# DIRECTIONS FOR THIS TASK:
Each line of the material must be repeated precisely, with the pictures left out.

# MATERIAL:
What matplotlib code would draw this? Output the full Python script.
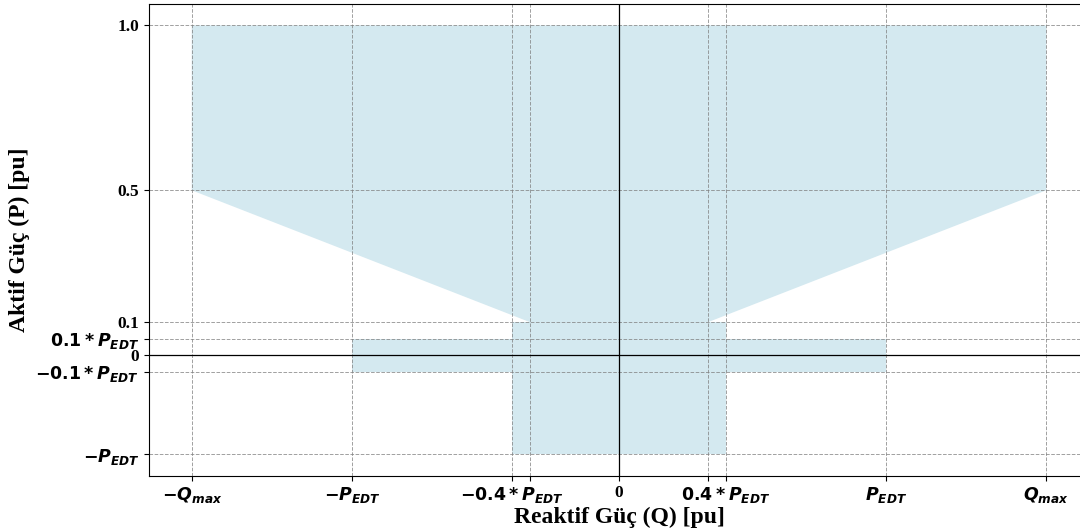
import matplotlib
matplotlib.use("Agg")
import matplotlib.pyplot as plt

plt.rcParams['font.family'] = ['Liberation Serif', 'DejaVu Serif']
plt.rcParams['mathtext.fontset'] = 'custom'
plt.rcParams['mathtext.rm'] = 'DejaVu Sans:bold'
plt.rcParams['mathtext.it'] = 'DejaVu Sans:italic:bold'
plt.rcParams['mathtext.bf'] = 'DejaVu Sans:bold'

# operating limits (pu)
Q_max = 0.96
P_edt_q = 0.6          # P_EDT on the Q axis
q_knee = 0.2           # where the slanted edges reach P = 0.1
P_edt_p = 0.3          # P_EDT on the P axis
p_band = 0.05          # 0.1*P_EDT band
p_knee = 0.1
p_mid = 0.5
p_top = 1.0

xticks = [-Q_max, -P_edt_q, -0.4 * P_edt_q, -q_knee, 0, q_knee, 0.4 * P_edt_q, P_edt_q, Q_max]
xlabels = [r'$-Q_{max}$', r'$-P_{EDT}$', r'$-0.4*P_{EDT}$', '', '0', '',
           r'$0.4*P_{EDT}$', r'$P_{EDT}$', r'$Q_{max}$']
yticks = [-P_edt_p, -p_band, 0, p_band, p_knee, p_mid, p_top]
ylabels = [r'$-P_{EDT}$', r'$-0.1*P_{EDT}$', '0', r'$0.1*P_{EDT}$', '0.1', '0.5', '1.0']

fill_col = '#d4e9f0'

fig = plt.figure(figsize=(10.8, 5.32), dpi=100)
ax = fig.add_axes([149 / 1080, 56.5 / 532, 940 / 1080, 471.5 / 532])

# upper region
ax.fill([-Q_max, Q_max, Q_max, q_knee, -q_knee, -Q_max],
        [p_top, p_top, p_mid, p_knee, p_knee, p_mid],
        color=fill_col, lw=0)
# +-0.1*P_EDT band
ax.fill([-P_edt_q, P_edt_q, P_edt_q, -P_edt_q],
        [-p_band, -p_band, p_band, p_band], color=fill_col, lw=0)
# lower block
ax.fill([-0.4 * P_edt_q, 0.4 * P_edt_q, 0.4 * P_edt_q, -0.4 * P_edt_q],
        [-P_edt_p, -P_edt_p, p_knee, p_knee], color=fill_col, lw=0)

ax.axhline(0, color='black', lw=0.9)
ax.axvline(0, color='black', lw=0.9)

ax.set_xticks(xticks)
ax.set_xticklabels(xlabels, fontsize=12.5, fontweight='bold')
ax.set_yticks(yticks)
ax.set_yticklabels(ylabels, fontsize=12.5, fontweight='bold')
ax.grid(True, linestyle='--', color='gray', lw=0.7, alpha=0.75)

ax.set_xlabel('Reaktif Güç (Q) [pu]', fontsize=17, fontweight='bold', labelpad=1)
ax.set_ylabel('Aktif Güç (P) [pu]', fontsize=17, fontweight='bold')

fig.savefig('out.png', dpi=100)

# EXERCISE OUTPUT:
What matplotlib code would draw this? Output the full Python script.
import matplotlib
matplotlib.use("Agg")
import matplotlib.pyplot as plt

plt.rcParams['font.family'] = ['Liberation Serif', 'DejaVu Serif']
plt.rcParams['mathtext.fontset'] = 'custom'
plt.rcParams['mathtext.rm'] = 'DejaVu Sans:bold'
plt.rcParams['mathtext.it'] = 'DejaVu Sans:italic:bold'
plt.rcParams['mathtext.bf'] = 'DejaVu Sans:bold'

# operating limits (pu)
Q_max = 0.96
P_edt_q = 0.6          # P_EDT on the Q axis
q_knee = 0.2           # where the slanted edges reach P = 0.1
P_edt_p = 0.3          # P_EDT on the P axis
p_band = 0.05          # 0.1*P_EDT band
p_knee = 0.1
p_mid = 0.5
p_top = 1.0

xticks = [-Q_max, -P_edt_q, -0.4 * P_edt_q, -q_knee, 0, q_knee, 0.4 * P_edt_q, P_edt_q, Q_max]
xlabels = [r'$-Q_{max}$', r'$-P_{EDT}$', r'$-0.4*P_{EDT}$', '', '0', '',
           r'$0.4*P_{EDT}$', r'$P_{EDT}$', r'$Q_{max}$']
yticks = [-P_edt_p, -p_band, 0, p_band, p_knee, p_mid, p_top]
ylabels = [r'$-P_{EDT}$', r'$-0.1*P_{EDT}$', '0', r'$0.1*P_{EDT}$', '0.1', '0.5', '1.0']

fill_col = '#d4e9f0'

fig = plt.figure(figsize=(10.8, 5.32), dpi=100)
ax = fig.add_axes([149 / 1080, 56.5 / 532, 940 / 1080, 471.5 / 532])

# upper region
ax.fill([-Q_max, Q_max, Q_max, q_knee, -q_knee, -Q_max],
        [p_top, p_top, p_mid, p_knee, p_knee, p_mid],
        color=fill_col, lw=0)
# +-0.1*P_EDT band
ax.fill([-P_edt_q, P_edt_q, P_edt_q, -P_edt_q],
        [-p_band, -p_band, p_band, p_band], color=fill_col, lw=0)
# lower block
ax.fill([-0.4 * P_edt_q, 0.4 * P_edt_q, 0.4 * P_edt_q, -0.4 * P_edt_q],
        [-P_edt_p, -P_edt_p, p_knee, p_knee], color=fill_col, lw=0)

ax.axhline(0, color='black', lw=0.9)
ax.axvline(0, color='black', lw=0.9)

ax.set_xticks(xticks)
ax.set_xticklabels(xlabels, fontsize=12.5, fontweight='bold')
ax.set_yticks(yticks)
ax.set_yticklabels(ylabels, fontsize=12.5, fontweight='bold')
ax.grid(True, linestyle='--', color='gray', lw=0.7, alpha=0.75)

ax.set_xlabel('Reaktif Güç (Q) [pu]', fontsize=17, fontweight='bold', labelpad=1)
ax.set_ylabel('Aktif Güç (P) [pu]', fontsize=17, fontweight='bold')

fig.savefig('out.png', dpi=100)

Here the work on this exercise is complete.